Старое ружьё

Тема коллаборации трехцветных с немцами в годы Второй мировой войны нашла свое отражение в творчестве видных кинематографистов Франции, таких как Луи Маль или Клод Шаброль. Не прошел мимо этого горького события и режиссер жанрового кино, постановщик параноидальных триллеров Робер Энрико.

В начале ленты под названием «Старое ружье» демонстрируются счастливые дни семейства хирурга Дандье. Доктор, его роскошная жена и пышка-дочь относительно спокойно пережили пятилетку нацистского гнета.
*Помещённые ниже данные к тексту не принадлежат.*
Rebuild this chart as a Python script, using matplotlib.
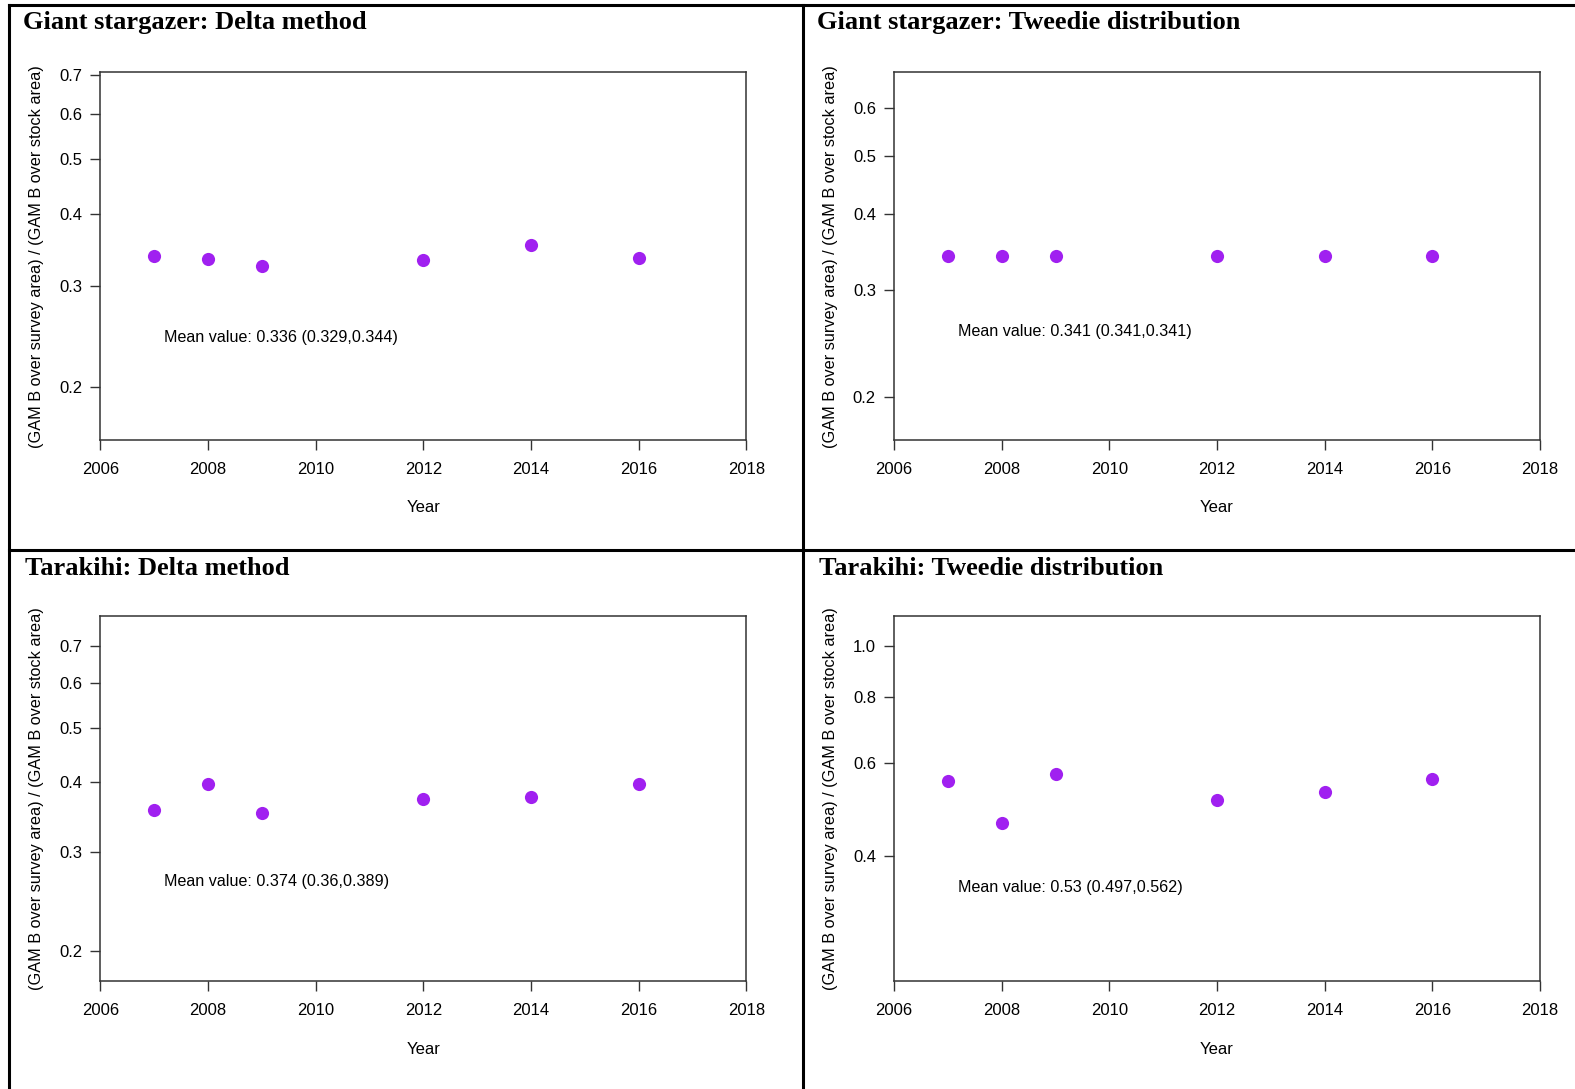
import numpy as np
import matplotlib.pyplot as plt
from matplotlib.lines import Line2D

plt.rcParams['font.family'] = ['Liberation Sans', 'DejaVu Sans']

# data
years = [2007, 2008, 2009, 2012, 2014, 2016]
gs_delta = [0.338, 0.334, 0.325, 0.333, 0.3535, 0.3354]
gs_tweedie = [0.341, 0.341, 0.341, 0.341, 0.341, 0.341]
tk_delta = [0.3576, 0.3964, 0.3532, 0.3742, 0.3773, 0.3964]
tk_tweedie = [0.5557, 0.4623, 0.5705, 0.5113, 0.5296, 0.5582]

titles = ["Giant stargazer: Delta method", "Giant stargazer: Tweedie distribution",
          "Tarakihi: Delta method", "Tarakihi: Tweedie distribution"]
mean_texts = ["Mean value: 0.336 (0.329,0.344)", "Mean value: 0.341 (0.341,0.341)",
              "Mean value: 0.374 (0.36,0.389)", "Mean value: 0.53 (0.497,0.562)"]
mean_text_y = [0.2436, 0.256, 0.2658, 0.3476]
yticks = [[0.2, 0.3, 0.4, 0.5, 0.6, 0.7],
          [0.2, 0.3, 0.4, 0.5, 0.6],
          [0.2, 0.3, 0.4, 0.5, 0.6, 0.7],
          [0.4, 0.6, 0.8, 1.0]]
ylims = [(0.1614, 0.7085), (0.1697, 0.686), (0.1767, 0.792), (0.2312, 1.1406)]
series = [gs_delta, gs_tweedie, tk_delta, tk_tweedie]

W, H = 1575, 1089
fig = plt.figure(figsize=(W / 100, H / 100), dpi=100)

# axes boxes in pixels: left, top, right, bottom
boxes = [(100.4, 72.3, 746.3, 440), (894, 72.3, 1540, 440),
         (100.4, 615.8, 746.3, 981.4), (894, 615.8, 1540, 981.4)]
title_pos = [(23, 23), (816.7, 23), (25, 568.5), (818.7, 568.5)]

for i in range(4):
    l, t, r, b = boxes[i]
    ax = fig.add_axes([l / W, 1 - b / H, (r - l) / W, (b - t) / H])
    ax.scatter(years, series[i], s=90, color='#A020F0', zorder=3, linewidths=0)
    ax.set_yscale('log')
    ax.set_xlim(2006, 2018)
    ax.set_ylim(*ylims[i])
    ax.set_xticks(range(2006, 2019, 2))
    ax.set_yticks(yticks[i])
    ax.set_yticklabels([f"{v:.1f}" for v in yticks[i]])
    ax.yaxis.set_minor_locator(plt.NullLocator())
    ax.tick_params(axis='both', direction='out', length=7, width=1,
                   color='#333333', labelsize=12)
    ax.tick_params(axis='x', pad=8.5)
    ax.tick_params(axis='y', pad=6)
    for sp in ax.spines.values():
        sp.set_color('#333333')
        sp.set_linewidth(1.1)
    ax.set_xlabel("Year", fontsize=12, labelpad=17)
    ax.set_ylabel("(GAM B over survey area) / (GAM B over stock area)", fontsize=11.7, labelpad=11)
    ax.text(2007.18, mean_text_y[i], mean_texts[i], fontsize=11.6, ha='left', va='center')
    tx, ty = title_pos[i]
    fig.text(tx / W, 1 - ty / H, titles[i], family='Liberation Serif', weight='bold',
             fontsize=19, ha='left', va='center')

# outer frame lines
lw = 2.2
fig.add_artist(Line2D([9 / W, 9 / W], [0, 1 - 5 / H], color='black', lw=lw))
fig.add_artist(Line2D([9 / W, 1], [1 - 5 / H, 1 - 5 / H], color='black', lw=lw))
fig.add_artist(Line2D([9 / W, 1], [1 - 550 / H, 1 - 550 / H], color='black', lw=lw))
fig.add_artist(Line2D([802.6 / W, 802.6 / W], [0, 1 - 5 / H], color='black', lw=lw))

fig.savefig("out.png", dpi=100)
Война заканчивается, союзники близко, Германия скоро капитулирует.

После небольшого казуса с эсесовцами, устроившими бедлам в больничной палате в поисках раненого партизана, Дандье для пущей уверенности поручает своему близкому другу этапировать семейство в загородный замок, в котором прошло детство главного героя. Однако замок и близлежащую деревеньку ждала трагическая судьба Хатыни — жену доктора сожгли, всех жителей убили.

Первая половина фильма (до момента, когда герой в отчаянии снесет статуэтку Христа в разрушенной церквушке, прежде чем достать с чердака пыльное дедовское ружье и учинить нацистским ублюдкам страшную месть) снята в сумрачных тонах, будто повсюду, днем и ночью царит комендатнтский час. И французы, и немцы живут в абсолютном неведении и тьме. Не ведают, что творят и не видят зла, царящего вокруг. Камера делает акцент на поврежденных глазах пациента в больнице, где трудится доктор и куда в поисках партизана приходит шайка нацистов, у главного из которых с трудом открывается глаз. Дочь Дандье, плескаясь в ванной, вопит, что у нее «глаза замылены», а сам Дандье то не может отыскать свои очки, то методично тушит все лампы и свечи в своем огромном доме.

Вторая половина фильма, напротив, изобилует яркими красками — пылает огонь, зеленеет трава, реками льется алая кровь нацистских упырей, отупевших от зверства, безнаказанности, алкоголя и близости поражения (любопытно, что сцены немецкой жестокости до сих пор вырезаются при показе фильма на германском ТВ). Изобретательности ботана-врача с внешностью Пьера Безухова позавидуют профессиональные киллеры из картин Джона Ву и Пекинпы. Французы, конечно, не настолько свирепы, чтобы даровать экрану лишь чистое мочилово. Эпизоды страшной мести подаются зрителю вперемешку с сентиментальными воспоминаниями героя — то он вспомнит, как его жена крутила через мясорубку убиенное животное, то, как она плакала без особых причин в разгар семейного праздника или как она говорила о том, что ей нет дела до надвигающейся войны.

Прежде аморфный и вялый персонаж Филиппа Нуаре неожиданно оживает и обретает силу исключительно в момент истребления нацистов. Расправа с ними есть лишь его частное дело (поэтому он сообщает прибывшим в деревню партизанам заведомо ложную информацию о том, что в окрестностях замка никаких немцев нет). Месть доктора — его личный акт исцеления от неведения и слепоты. Истратив все патроны, Дандье подбирает плохо лежащий огнемет врага, дабы изжарить последнего нацистского ублюдка. Сцена финальной казни над главарем шайки эсесовцев осуществляется главным героем, который находится с обратной стороны зеркала Гезелла — немец, потерявшийся в пространстве и не понимающий с кем он ведет схватку, не видит ничего, кроме своего отражения, а доктор видит врага во всеоружии.

После акта истребления негодяев Дандье возвращается в город и, уверовав в то, что его жена жива, демонстрирует помрачение рассудка, что дает зрителю повод усомниться в реальности произошедшей мести. Быть может, доктора, обнаружившего убитых жителей деревни, выдал нацистам крик, заглушенный тревожным звуком, а весь акт мщения разыгрался лишь в агонизирующем воображении героя? Данная версия имеет право на существование, если учесть то, что еще в начале своей творческой карьеры автор параноидальных триллеров Робер Энрико экранизировал знаменитый рассказ Амброза Бирса, повествующий о висельнике, в тускнеющем сознании которого, в последний миг его жизни, якобы происходит стремительный и успешный побег от летящих в него пуль и петли, уготовленой его палачами.